Set down the full listing exactly, character for character.

- _Data extract_:
===============
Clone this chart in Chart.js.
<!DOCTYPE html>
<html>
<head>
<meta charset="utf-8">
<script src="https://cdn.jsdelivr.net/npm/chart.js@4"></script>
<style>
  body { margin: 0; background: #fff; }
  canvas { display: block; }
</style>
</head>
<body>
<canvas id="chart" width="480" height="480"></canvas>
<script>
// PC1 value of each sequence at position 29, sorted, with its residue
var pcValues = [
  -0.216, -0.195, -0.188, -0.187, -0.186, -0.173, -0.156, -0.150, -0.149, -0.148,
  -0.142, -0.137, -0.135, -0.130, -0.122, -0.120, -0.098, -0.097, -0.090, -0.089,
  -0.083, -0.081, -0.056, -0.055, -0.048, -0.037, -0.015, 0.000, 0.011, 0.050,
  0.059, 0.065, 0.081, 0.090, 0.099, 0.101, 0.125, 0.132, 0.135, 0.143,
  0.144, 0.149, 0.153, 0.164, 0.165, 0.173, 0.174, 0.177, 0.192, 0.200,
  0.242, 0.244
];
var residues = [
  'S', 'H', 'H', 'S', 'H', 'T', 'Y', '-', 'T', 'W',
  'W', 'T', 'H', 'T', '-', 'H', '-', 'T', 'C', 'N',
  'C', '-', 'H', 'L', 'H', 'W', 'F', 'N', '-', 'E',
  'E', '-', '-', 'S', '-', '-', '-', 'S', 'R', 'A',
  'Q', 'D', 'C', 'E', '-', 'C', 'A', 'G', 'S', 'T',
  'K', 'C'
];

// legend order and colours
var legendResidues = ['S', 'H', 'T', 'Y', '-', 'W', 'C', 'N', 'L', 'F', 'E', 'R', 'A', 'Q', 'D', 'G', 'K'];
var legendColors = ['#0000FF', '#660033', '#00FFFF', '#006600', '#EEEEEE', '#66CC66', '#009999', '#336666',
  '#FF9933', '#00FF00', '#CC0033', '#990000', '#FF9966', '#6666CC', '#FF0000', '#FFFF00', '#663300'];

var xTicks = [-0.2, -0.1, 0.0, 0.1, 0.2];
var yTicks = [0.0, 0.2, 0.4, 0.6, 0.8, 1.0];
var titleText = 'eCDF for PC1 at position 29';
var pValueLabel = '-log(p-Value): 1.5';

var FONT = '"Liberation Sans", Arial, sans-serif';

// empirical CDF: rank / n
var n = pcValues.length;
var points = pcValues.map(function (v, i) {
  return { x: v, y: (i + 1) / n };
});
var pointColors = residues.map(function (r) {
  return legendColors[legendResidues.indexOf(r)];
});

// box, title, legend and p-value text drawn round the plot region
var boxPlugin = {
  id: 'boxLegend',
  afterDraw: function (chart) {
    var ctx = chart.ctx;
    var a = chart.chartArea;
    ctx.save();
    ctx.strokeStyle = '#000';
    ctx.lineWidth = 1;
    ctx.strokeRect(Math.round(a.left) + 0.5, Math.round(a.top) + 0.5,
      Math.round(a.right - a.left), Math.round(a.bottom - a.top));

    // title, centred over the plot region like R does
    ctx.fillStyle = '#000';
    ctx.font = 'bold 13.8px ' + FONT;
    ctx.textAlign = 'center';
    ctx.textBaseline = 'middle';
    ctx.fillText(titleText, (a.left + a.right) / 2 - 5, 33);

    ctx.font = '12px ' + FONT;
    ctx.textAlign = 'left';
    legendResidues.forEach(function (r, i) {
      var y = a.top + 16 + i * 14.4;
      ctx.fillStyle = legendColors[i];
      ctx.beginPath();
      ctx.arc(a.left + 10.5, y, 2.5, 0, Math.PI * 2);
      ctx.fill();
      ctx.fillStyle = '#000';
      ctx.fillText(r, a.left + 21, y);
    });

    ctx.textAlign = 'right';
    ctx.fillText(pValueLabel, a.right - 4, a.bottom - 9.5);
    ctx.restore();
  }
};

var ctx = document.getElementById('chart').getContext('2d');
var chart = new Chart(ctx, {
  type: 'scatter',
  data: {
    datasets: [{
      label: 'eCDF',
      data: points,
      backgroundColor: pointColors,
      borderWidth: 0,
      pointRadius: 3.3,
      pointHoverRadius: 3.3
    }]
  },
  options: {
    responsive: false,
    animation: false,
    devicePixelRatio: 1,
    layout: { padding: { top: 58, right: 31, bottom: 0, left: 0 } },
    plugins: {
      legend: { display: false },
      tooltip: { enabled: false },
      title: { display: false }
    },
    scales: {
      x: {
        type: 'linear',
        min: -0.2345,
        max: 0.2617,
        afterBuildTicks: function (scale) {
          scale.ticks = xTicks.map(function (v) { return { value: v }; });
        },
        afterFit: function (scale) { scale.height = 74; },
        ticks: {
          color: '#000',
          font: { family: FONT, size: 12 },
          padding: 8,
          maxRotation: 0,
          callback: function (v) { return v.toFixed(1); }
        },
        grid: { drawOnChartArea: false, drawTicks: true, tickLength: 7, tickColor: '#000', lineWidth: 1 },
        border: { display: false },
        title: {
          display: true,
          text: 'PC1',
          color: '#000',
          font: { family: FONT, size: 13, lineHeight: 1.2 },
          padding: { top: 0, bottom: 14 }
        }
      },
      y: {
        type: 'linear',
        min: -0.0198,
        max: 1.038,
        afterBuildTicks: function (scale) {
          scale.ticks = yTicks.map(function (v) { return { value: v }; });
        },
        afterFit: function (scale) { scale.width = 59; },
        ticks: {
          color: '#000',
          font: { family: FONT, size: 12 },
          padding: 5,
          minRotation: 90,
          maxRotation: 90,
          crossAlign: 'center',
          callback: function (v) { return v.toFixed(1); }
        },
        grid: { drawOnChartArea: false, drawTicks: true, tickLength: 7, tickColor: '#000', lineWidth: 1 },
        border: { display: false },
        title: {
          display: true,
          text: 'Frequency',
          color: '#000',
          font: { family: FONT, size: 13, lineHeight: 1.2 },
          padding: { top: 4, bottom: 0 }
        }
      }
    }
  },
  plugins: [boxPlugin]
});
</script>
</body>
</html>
===============
- _Written answer_:
Clone this chart in Chart.js.
<!DOCTYPE html>
<html>
<head>
<meta charset="utf-8">
<script src="https://cdn.jsdelivr.net/npm/chart.js@4"></script>
<style>
  body { margin: 0; background: #fff; }
  canvas { display: block; }
</style>
</head>
<body>
<canvas id="chart" width="480" height="480"></canvas>
<script>
// PC1 value of each sequence at position 29, sorted, with its residue
var pcValues = [
  -0.216, -0.195, -0.188, -0.187, -0.186, -0.173, -0.156, -0.150, -0.149, -0.148,
  -0.142, -0.137, -0.135, -0.130, -0.122, -0.120, -0.098, -0.097, -0.090, -0.089,
  -0.083, -0.081, -0.056, -0.055, -0.048, -0.037, -0.015, 0.000, 0.011, 0.050,
  0.059, 0.065, 0.081, 0.090, 0.099, 0.101, 0.125, 0.132, 0.135, 0.143,
  0.144, 0.149, 0.153, 0.164, 0.165, 0.173, 0.174, 0.177, 0.192, 0.200,
  0.242, 0.244
];
var residues = [
  'S', 'H', 'H', 'S', 'H', 'T', 'Y', '-', 'T', 'W',
  'W', 'T', 'H', 'T', '-', 'H', '-', 'T', 'C', 'N',
  'C', '-', 'H', 'L', 'H', 'W', 'F', 'N', '-', 'E',
  'E', '-', '-', 'S', '-', '-', '-', 'S', 'R', 'A',
  'Q', 'D', 'C', 'E', '-', 'C', 'A', 'G', 'S', 'T',
  'K', 'C'
];

// legend order and colours
var legendResidues = ['S', 'H', 'T', 'Y', '-', 'W', 'C', 'N', 'L', 'F', 'E', 'R', 'A', 'Q', 'D', 'G', 'K'];
var legendColors = ['#0000FF', '#660033', '#00FFFF', '#006600', '#EEEEEE', '#66CC66', '#009999', '#336666',
  '#FF9933', '#00FF00', '#CC0033', '#990000', '#FF9966', '#6666CC', '#FF0000', '#FFFF00', '#663300'];

var xTicks = [-0.2, -0.1, 0.0, 0.1, 0.2];
var yTicks = [0.0, 0.2, 0.4, 0.6, 0.8, 1.0];
var titleText = 'eCDF for PC1 at position 29';
var pValueLabel = '-log(p-Value): 1.5';

var FONT = '"Liberation Sans", Arial, sans-serif';

// empirical CDF: rank / n
var n = pcValues.length;
var points = pcValues.map(function (v, i) {
  return { x: v, y: (i + 1) / n };
});
var pointColors = residues.map(function (r) {
  return legendColors[legendResidues.indexOf(r)];
});

// box, title, legend and p-value text drawn round the plot region
var boxPlugin = {
  id: 'boxLegend',
  afterDraw: function (chart) {
    var ctx = chart.ctx;
    var a = chart.chartArea;
    ctx.save();
    ctx.strokeStyle = '#000';
    ctx.lineWidth = 1;
    ctx.strokeRect(Math.round(a.left) + 0.5, Math.round(a.top) + 0.5,
      Math.round(a.right - a.left), Math.round(a.bottom - a.top));

    // title, centred over the plot region like R does
    ctx.fillStyle = '#000';
    ctx.font = 'bold 13.8px ' + FONT;
    ctx.textAlign = 'center';
    ctx.textBaseline = 'middle';
    ctx.fillText(titleText, (a.left + a.right) / 2 - 5, 33);

    ctx.font = '12px ' + FONT;
    ctx.textAlign = 'left';
    legendResidues.forEach(function (r, i) {
      var y = a.top + 16 + i * 14.4;
      ctx.fillStyle = legendColors[i];
      ctx.beginPath();
      ctx.arc(a.left + 10.5, y, 2.5, 0, Math.PI * 2);
      ctx.fill();
      ctx.fillStyle = '#000';
      ctx.fillText(r, a.left + 21, y);
    });

    ctx.textAlign = 'right';
    ctx.fillText(pValueLabel, a.right - 4, a.bottom - 9.5);
    ctx.restore();
  }
};

var ctx = document.getElementById('chart').getContext('2d');
var chart = new Chart(ctx, {
  type: 'scatter',
  data: {
    datasets: [{
      label: 'eCDF',
      data: points,
      backgroundColor: pointColors,
      borderWidth: 0,
      pointRadius: 3.3,
      pointHoverRadius: 3.3
    }]
  },
  options: {
    responsive: false,
    animation: false,
    devicePixelRatio: 1,
    layout: { padding: { top: 58, right: 31, bottom: 0, left: 0 } },
    plugins: {
      legend: { display: false },
      tooltip: { enabled: false },
      title: { display: false }
    },
    scales: {
      x: {
        type: 'linear',
        min: -0.2345,
        max: 0.2617,
        afterBuildTicks: function (scale) {
          scale.ticks = xTicks.map(function (v) { return { value: v }; });
        },
        afterFit: function (scale) { scale.height = 74; },
        ticks: {
          color: '#000',
          font: { family: FONT, size: 12 },
          padding: 8,
          maxRotation: 0,
          callback: function (v) { return v.toFixed(1); }
        },
        grid: { drawOnChartArea: false, drawTicks: true, tickLength: 7, tickColor: '#000', lineWidth: 1 },
        border: { display: false },
        title: {
          display: true,
          text: 'PC1',
          color: '#000',
          font: { family: FONT, size: 13, lineHeight: 1.2 },
          padding: { top: 0, bottom: 14 }
        }
      },
      y: {
        type: 'linear',
        min: -0.0198,
        max: 1.038,
        afterBuildTicks: function (scale) {
          scale.ticks = yTicks.map(function (v) { return { value: v }; });
        },
        afterFit: function (scale) { scale.width = 59; },
        ticks: {
          color: '#000',
          font: { family: FONT, size: 12 },
          padding: 5,
          minRotation: 90,
          maxRotation: 90,
          crossAlign: 'center',
          callback: function (v) { return v.toFixed(1); }
        },
        grid: { drawOnChartArea: false, drawTicks: true, tickLength: 7, tickColor: '#000', lineWidth: 1 },
        border: { display: false },
        title: {
          display: true,
          text: 'Frequency',
          color: '#000',
          font: { family: FONT, size: 13, lineHeight: 1.2 },
          padding: { top: 4, bottom: 0 }
        }
      }
    }
  },
  plugins: [boxPlugin]
});
</script>
</body>
</html>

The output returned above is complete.